The two major types of acetylcholine receptors, muscarinic and nicotinic receptors, have convergently evolved to be responsive to acetylcholine. This means that rather than having evolved from a common homolog, these receptors evolved from separate receptor families. It is estimated that the nicotinic receptor family dates back longer than 2.5 billion years. Likewise, muscarinic receptors are thought to have diverged from other GPCRs at least 0.5 billion years ago. Both of these receptor groups have evolved numerous subtypes with unique ligand affinities and signaling mechanisms. The diversity of the receptor types enables acetylcholine to create varying responses depending on which receptor types are activated, and allow for acetylcholine to dynamically regulate physiological processes. ACh receptors are related to 5-HT3 (serotonin), GABA, and Glycine receptors, both in sequence and structure, strongly suggesting that they have a common evolutionary origin.

==History==
In 1867, Adolf von Baeyer resolved the structures of choline and acetylcholine and synthesized them both, referring to the latter as acetylneurin in the study. Choline is a precursor for acetylcholine. Acetylcholine was first noted to be biologically active in 1906, when Reid Hunt (1870–1948) and René de M. Taveau found that it decreased blood pressure in exceptionally tiny doses. This was after Frederick Walker Mott and William Dobinson Halliburton noted in 1899 that choline injections decreased the blood pressure of animals.

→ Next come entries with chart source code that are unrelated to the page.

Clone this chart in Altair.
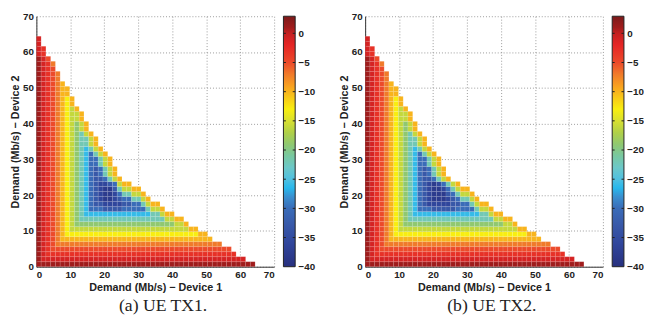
import altair as alt
import pandas as pd

# ---------------- data ----------------
STEP = 1.4  # Mb/s per heat-map cell (46 cells cover 0..64.4)

# level code -> value (dB)
LEVEL_CODES = "0123456789abcde"
LEVEL_VALUES = [1.0, -1, -3, -5, -7, -10, -13, -16, -19, -22, -26, -30, -33, -36, -38]

# one string per row of cells, bottom row (Device 2 = 0) first, left to right
ROWS_A = [
    "0000000000000000000000000000000000000000000000",
    "01111111111111111111111111111111111111111111",
    "012222222222222222222222222222222222222222",
    "01233333333333333333333333333333333333333",
    "012344444444444444444444444444444444444",
    "0123455555555555555555555555555555555",
    "012345666666666666666666666666666655",
    "0123456777777777777777777777777755",
    "01234567888888888888888888888775",
    "0123456789999999999999999997755",
    "0123456789aaaaaaaaaaaaaa99755",
    "0123456789abbbccccbbbbb9775",
    "0123456789abccddddccbb9755",
    "0123456789abcdeedcbb9975",
    "0123456789abcdeedb99775",
    "0123456789abcdeec97755",
    "0123456789abcddcb755",
    "0123456789abccb975",
    "0123456789abcb975",
    "0123456789abcb975",
    "0123456789abb975",
    "0123456789abb975",
    "0123456789ab975",
    "0123456789a975",
    "0123456789975",
    "0123456789975",
    "012345678975",
    "01234567875",
    "01234567875",
    "0123456775",
    "0123456775",
    "012345675",
    "01234565",
    "01234565",
    "0123455",
    "0123455",
    "012345",
    "01234",
    "01234",
    "0123",
    "0124",
    "013",
    "12",
    "12",
    "1",
    "1",
]

ROWS_B = [
    "0000000000000000000000000000000000000000000000",
    "01111111111111111111111111111111111111111111",
    "012222222222222222222222222222222222222222",
    "01233333333333333333333333333333333333333",
    "012344444444444444444444444444444444444",
    "0123455555555555555555555555555555555",
    "012345666666666666666666666666666655",
    "0123456777777777777777777777777755",
    "01234567888888888888888888888775",
    "0123456789999999999999999997755",
    "0123456789aaaaaaaaaaaaaa99755",
    "0123456789abbbcccccbbbb9775",
    "0123456789abcdddddccbb9755",
    "0123456789abcdeeedcb9975",
    "0123456789abcdeeecb9775",
    "0123456789abcdeedb9755",
    "0123456789abcdedb975",
    "0123456789abccb975",
    "0123456789abcb975",
    "0123456789abcb975",
    "0123456789abb975",
    "0123456789abb975",
    "0123456789ab975",
    "0123456789a975",
    "0123456789975",
    "0123456789975",
    "012345678975",
    "01234567875",
    "01234567875",
    "0123456775",
    "0123456775",
    "012345675",
    "01234565",
    "01234565",
    "0123455",
    "0123455",
    "012345",
    "01234",
    "01234",
    "0123",
    "0124",
    "013",
    "12",
    "12",
    "1",
    "1",
]

AXIS_TICKS = [0, 10, 20, 30, 40, 50, 60, 70]
AXIS_DOMAIN = [0, 70]
CB_TICKS = [-40, -35, -30, -25, -20, -15, -10, -5, 0]
CB_RANGE = [-40, 2.93]

CMAP_VALUES = [-40, -36, -33, -30, -28, -26.5, -25, -23, -21, -19, -17, -15,
               -13, -11, -9, -7, -5, -2, 0, 1, 2.93]
CMAP_COLORS = ["#28307e", "#30469c", "#3858a8", "#3a6cb8", "#3a90d0", "#28b8ec",
               "#50c0e0", "#6cc8c8", "#78c8a0", "#90c870", "#b0d048", "#d8e030",
               "#f8ee10", "#f8c818", "#f8a020", "#f07a2a", "#ec4a2a", "#e52525",
               "#c42020", "#a01c1c", "#7a1a1a"]

X_TITLE = "Demand (Mb/s) \u2212 Device 1"
Y_TITLE = "Demand (Mb/s) \u2212 Device 2"
CAPTIONS = ["(a) UE TX1.", "(b) UE TX2."]

# ---------------- layout ----------------
W, H = 243, 256
CB_GAP, CB_W = 9.5, 12


def cells(rows):
    recs = []
    for j, row in enumerate(rows):
        for i, ch in enumerate(row):
            recs.append({
                "x": i * STEP, "x2": (i + 1) * STEP,
                "y": j * STEP, "y2": (j + 1) * STEP,
                "v": LEVEL_VALUES[LEVEL_CODES.index(ch)],
            })
    return pd.DataFrame(recs)


span = CB_RANGE[1] - CB_RANGE[0]
gradient = alt.Gradient(
    gradient="linear",
    stops=[alt.GradientStop(offset=(v - CB_RANGE[0]) / span, color=c)
           for v, c in zip(CMAP_VALUES, CMAP_COLORS)],
    x1=0, x2=0, y1=1, y2=0,
)


def panel(rows, caption):
    grid_axis = dict(values=AXIS_TICKS, grid=True, gridDash=[1, 2], gridColor="#9a9a9a",
                     gridWidth=1, ticks=False, domainColor="#333333", domainWidth=1,
                     labelPadding=3, titlePadding=2)
    heat = alt.Chart(cells(rows)).mark_rect(
        stroke="white", strokeWidth=0.5, strokeOpacity=0.2
    ).encode(
        x=alt.X("x:Q", scale=alt.Scale(domain=AXIS_DOMAIN, nice=False, zero=False),
                axis=alt.Axis(title=X_TITLE, **grid_axis)),
        x2="x2:Q",
        y=alt.Y("y:Q", scale=alt.Scale(domain=AXIS_DOMAIN, nice=False, zero=False),
                axis=alt.Axis(title=Y_TITLE, **grid_axis)),
        y2="y2:Q",
        color=alt.Color("v:Q", scale=alt.Scale(domain=CMAP_VALUES, range=CMAP_COLORS,
                                               interpolate="rgb"), legend=None),
    )

    y_cb = alt.Y("lo:Q", scale=alt.Scale(domain=CB_RANGE, nice=False, zero=False),
                 axis=alt.Axis(orient="right", values=CB_TICKS, title=None, grid=False,
                               domain=False, ticks=False, labelPadding=3,
                               offset=CB_GAP + CB_W))
    cb_df = pd.DataFrame({"lo": [CB_RANGE[0]], "hi": [CB_RANGE[1]]})
    cbar = alt.Chart(cb_df).mark_rect(color=gradient, stroke="#222222", strokeWidth=1).encode(
        x=alt.value(W + CB_GAP), x2=alt.value(W + CB_GAP + CB_W),
        y=y_cb, y2="hi:Q",
    )
    tick_df = pd.DataFrame({"lo": CB_TICKS[1:]})
    tick_l = alt.Chart(tick_df).mark_rule(color="#222222", strokeWidth=1).encode(
        x=alt.value(W + CB_GAP), x2=alt.value(W + CB_GAP + 2.5), y=y_cb)
    tick_r = alt.Chart(tick_df).mark_rule(color="#222222", strokeWidth=1).encode(
        x=alt.value(W + CB_GAP + CB_W - 2.5), x2=alt.value(W + CB_GAP + CB_W), y=y_cb)

    return alt.layer(heat, alt.layer(cbar, tick_l, tick_r)).resolve_scale(
        y="independent"
    ).properties(
        width=W, height=H,
        title=alt.TitleParams(text=caption, orient="bottom", anchor="middle",
                              font="Liberation Serif", fontSize=18, fontWeight="normal",
                              color="#222222", offset=5, dx=8),
    )


chart = alt.hconcat(
    panel(ROWS_A, CAPTIONS[0]), panel(ROWS_B, CAPTIONS[1]), spacing=23
).properties(
    padding={"left": 1, "top": 0, "right": 0, "bottom": 0}
).configure_view(stroke=None).configure_axis(
    labelFont="Liberation Sans", labelFontWeight="bold", labelFontSize=10, labelColor="#222222",
    titleFont="Liberation Sans", titleFontWeight="bold", titleFontSize=11, titleColor="#222222",
)

chart.save("out.html", embed_options={"renderer": "svg", "actions": False})
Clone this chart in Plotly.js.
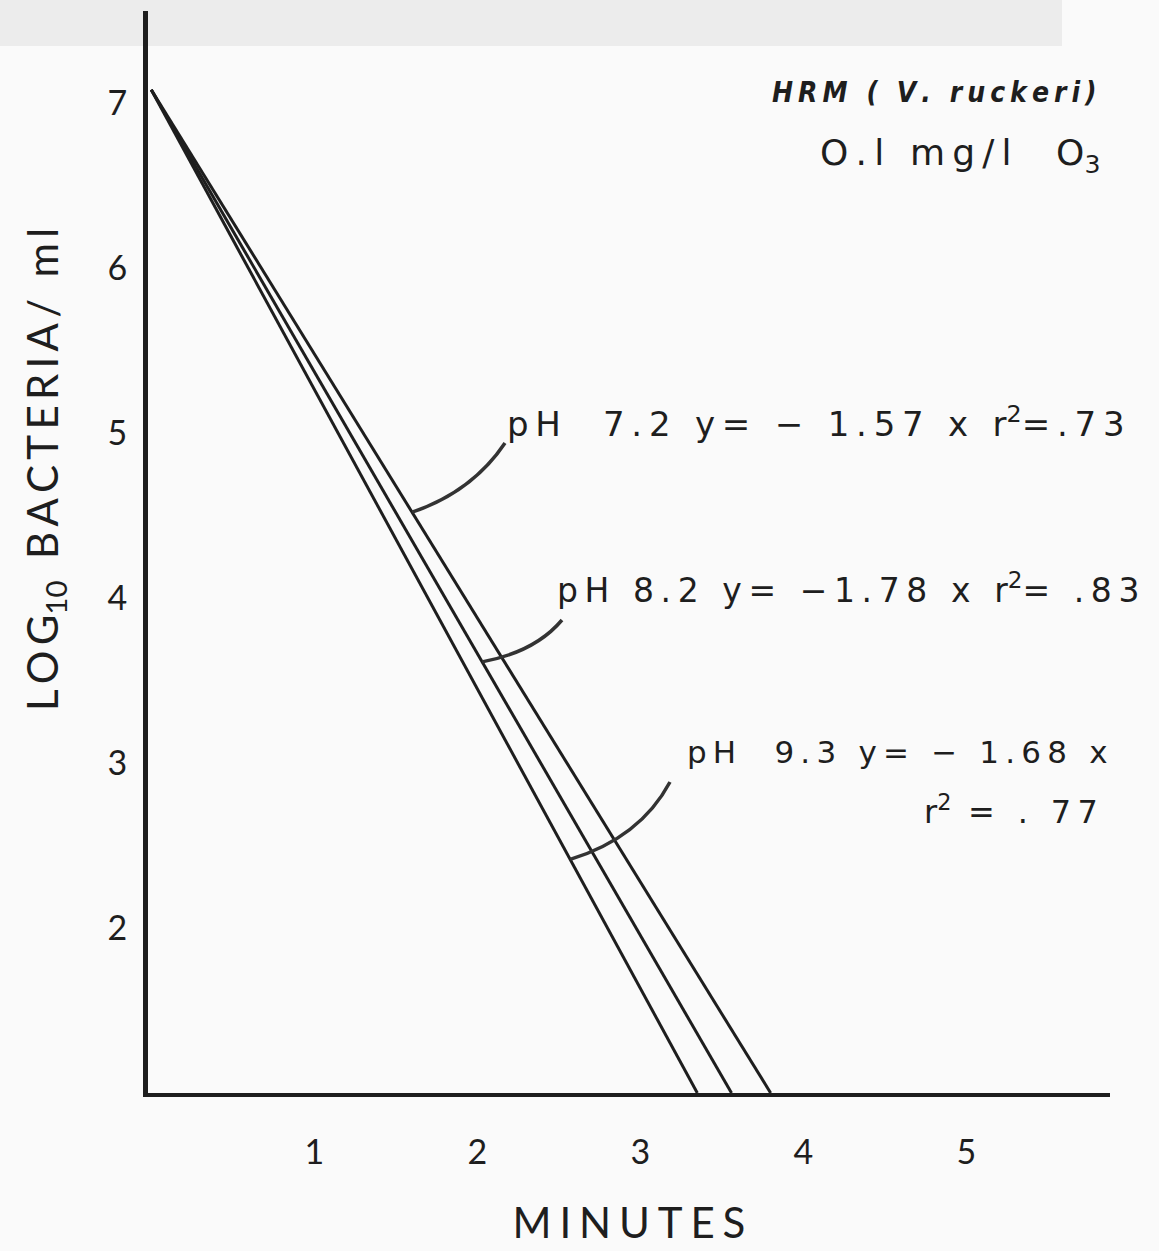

In 1914, Arthur J. Ewins was the first to extract acetylcholine from nature. He identified it as the blood pressure-decreasing contaminant from some Claviceps purpurea ergot extracts, by the request of Henry Hallett Dale. Later in 1914, Dale outlined the effects of acetylcholine at various types of peripheral synapses and also noted that it lowered the blood pressure of cats via subcutaneous injections even at doses of one nanogram.

The concept of neurotransmitters was unknown until 1921, when Otto Loewi noted that the vagus nerve secreted a substance that inhibited the heart muscle whilst working as a professor in the University of Graz. He named it vagusstoff ("vagus substance"), noted it to be a structural analog of choline and suspected it to be acetylcholine. In 1926, Loewi and E. Navratil deduced that the compound is probably acetylcholine, as vagusstoff and synthetic acetylcholine lost their activity in a similar manner when in contact with tissue lysates that contained acetylcholine-degrading enzymes (now known to be cholinesterases). This conclusion was accepted widely. Later studies confirmed the function of acetylcholine as a neurotransmitter.

In 1936, H. H. Dale and O. Loewi shared the Nobel Prize in Physiology or Medicine for their studies of acetylcholine and nerve impulses.